In Guatemala, we will visit Lake Atitlan. It too is another massive lake that could well be called the Sea of Atitlan. From the docks in Panajachel where we will be staying this at the end of our tri to the docks in San Pedro where we we will visit a local church, it is a 6 mile journey in the boat. As Dale, John, and I set out with 13 other people as well as the captain, the water was calm and looked like glass as we cut through it with the motor. Dale and I set back with the captain at the back of the boat. As we approached the midway point, the water began to get rough and the boat began to bounce. There was no storm and the nearest cloud was at the far end of the lake. We had just reached the center of the lake. It was hot day and the cool air from the mountains across the lake had descended on the lake providing a steady strong gust of wind that stirred the lake enough to cause fairly significant waves.
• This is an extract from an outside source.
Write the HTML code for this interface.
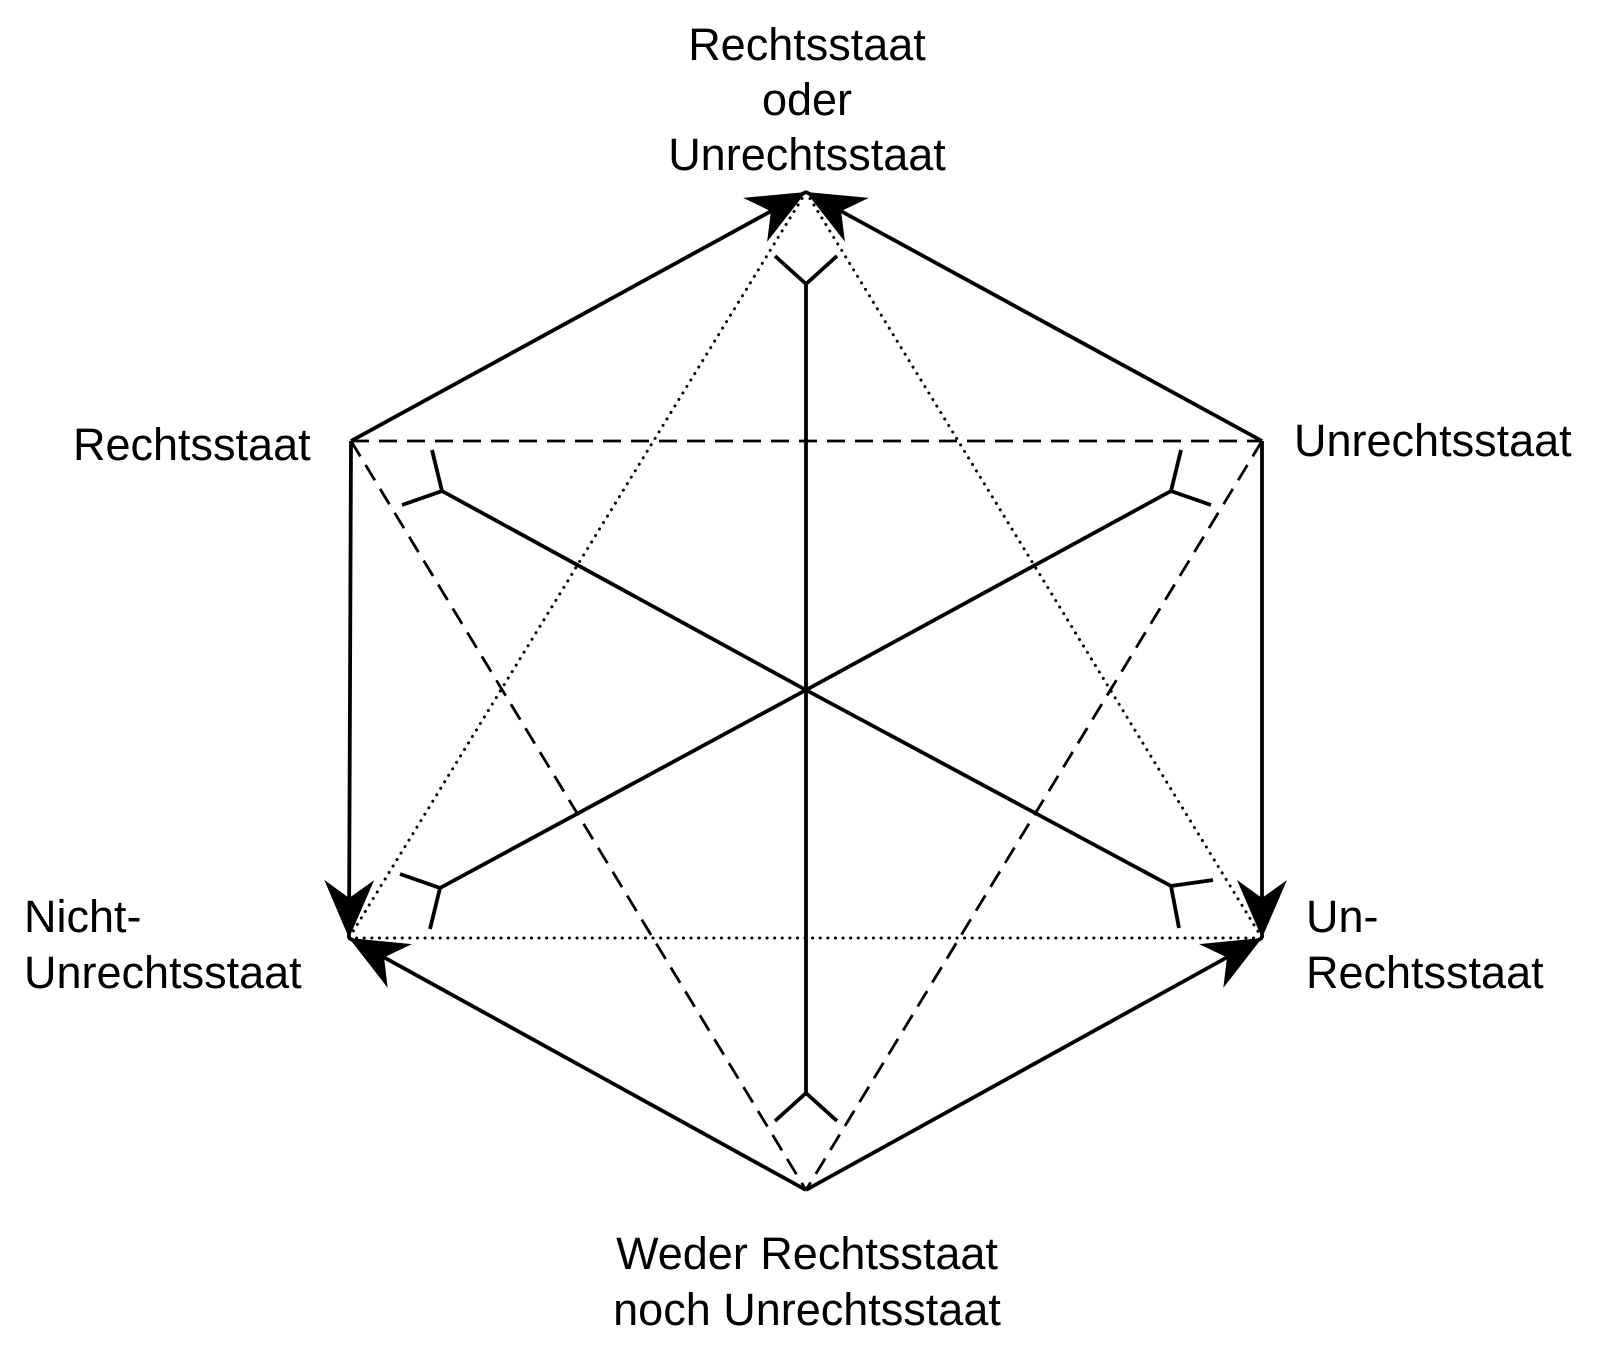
<!DOCTYPE html>
<html><head><meta charset="utf-8"><style>
html,body{margin:0;padding:0;background:#fff;}
svg{display:block;}
text{font-family:"Liberation Sans",Arial,sans-serif;font-size:45px;fill:#000;}
</style></head><body>
<svg width="1600" height="1349" viewBox="0 0 1600 1349" xmlns="http://www.w3.org/2000/svg">
<defs>
<marker id="ah" markerUnits="userSpaceOnUse" markerWidth="80" markerHeight="80" viewBox="-70 -35 80 70" refX="0" refY="0" orient="auto">
<path d="M0,0 L-58,-25 L-40,0 L-58,25 Z" fill="#000"/>
</marker>
</defs>
<g stroke="#000" fill="none">
<g stroke-width="3" stroke-dasharray="0.1 7.5" stroke-linecap="round">
<line x1="806" y1="192" x2="349" y2="938"/>
<line x1="806" y1="192" x2="1262" y2="938"/>
<line x1="349" y1="938" x2="1262" y2="938"/>
</g>
<g stroke-width="2.8" stroke-dasharray="18 10">
<line x1="351" y1="441" x2="1262" y2="441"/>
<line x1="351" y1="441" x2="806" y2="1190"/>
<line x1="1262" y1="441" x2="806" y2="1190"/>
</g>
<g stroke-width="3.8">
<line x1="351" y1="441" x2="806" y2="192" marker-end="url(#ah)"/>
<line x1="1262" y1="441" x2="806" y2="192" marker-end="url(#ah)"/>
<line x1="351" y1="441" x2="349" y2="938" marker-end="url(#ah)"/>
<line x1="1262" y1="441" x2="1262" y2="938" marker-end="url(#ah)"/>
<line x1="806" y1="1190" x2="349" y2="938" marker-end="url(#ah)"/>
<line x1="806" y1="1190" x2="1262" y2="938" marker-end="url(#ah)"/>
</g>
<g stroke-width="3.8">
<polyline points="806,690 806,284"/><polyline points="775,256 806,284 837,256"/>
<polyline points="806,690 806,1093"/><polyline points="775,1121 806,1093 837,1121"/>
<polyline points="806,690 442,491"/><polyline points="432,450 442,491 402,505"/>
<polyline points="806,690 1171,491"/><polyline points="1181,450 1171,491 1211,505"/>
<polyline points="806,690 440,888"/><polyline points="430,929 440,888 400,874"/>
<polyline points="806,690 1171,886"/><polyline points="1179,928 1171,886 1213,880"/>
</g>
</g>
<g text-anchor="middle">
<text x="807" y="60">Rechtsstaat</text>
<text x="807" y="115">oder</text>
<text x="807" y="170">Unrechtsstaat</text>
<text x="807" y="1269">Weder Rechtsstaat</text>
<text x="807" y="1325">noch Unrechtsstaat</text>
</g>
<text x="73" y="460">Rechtsstaat</text>
<text x="1294" y="456">Unrechtsstaat</text>
<text x="24" y="932">Nicht-</text>
<text x="24" y="988">Unrechtsstaat</text>
<text x="1306" y="932">Un-</text>
<text x="1306" y="988">Rechtsstaat</text>
</svg>
</body></html>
The captain says that when a serious storm approaches they can't do much except wait it out because it can get fierce pretty quickly.

The Sea of Galilee has a similar feature with the valley having a very temperate warm climate and the high mountains on the side providing access to cool winds. When the two collide over the water, incredible furious storms develop. The major difference between Atitlan and Galilee is the depth of the water. Lake Atitlan is at least at least 1024 feet deep at its lowest known depth (it has yet to be completely charted on the bottom). This depth provides immense energy absorption when storms hit keeping waves from being too large. The Sea of Galilee is only 200ft deep at its deepest. When these storms hit suddenly and furiously, the waves that result bring danger to even modern fishing vessels.

All of this explanation to provide a background to a simple verse we might overlook. When Mark writes "And a great windstorm arose" in verse 37, he is descibing something most of us have no experience with. It is a storm NO one would want to be in simply in a small ancient fishing vessel. The fact that it is the professional fisherman who are fearing for their lives is a visible display of the intensity of the storm around them. It wasn't just a passing shower.

It is important to understant the storm and danger they faced before we ever consider the reaction of Jesus at such a time. If we just glance over verse 37 without fully pondering this fact, we lose the true reason Mark includes this story.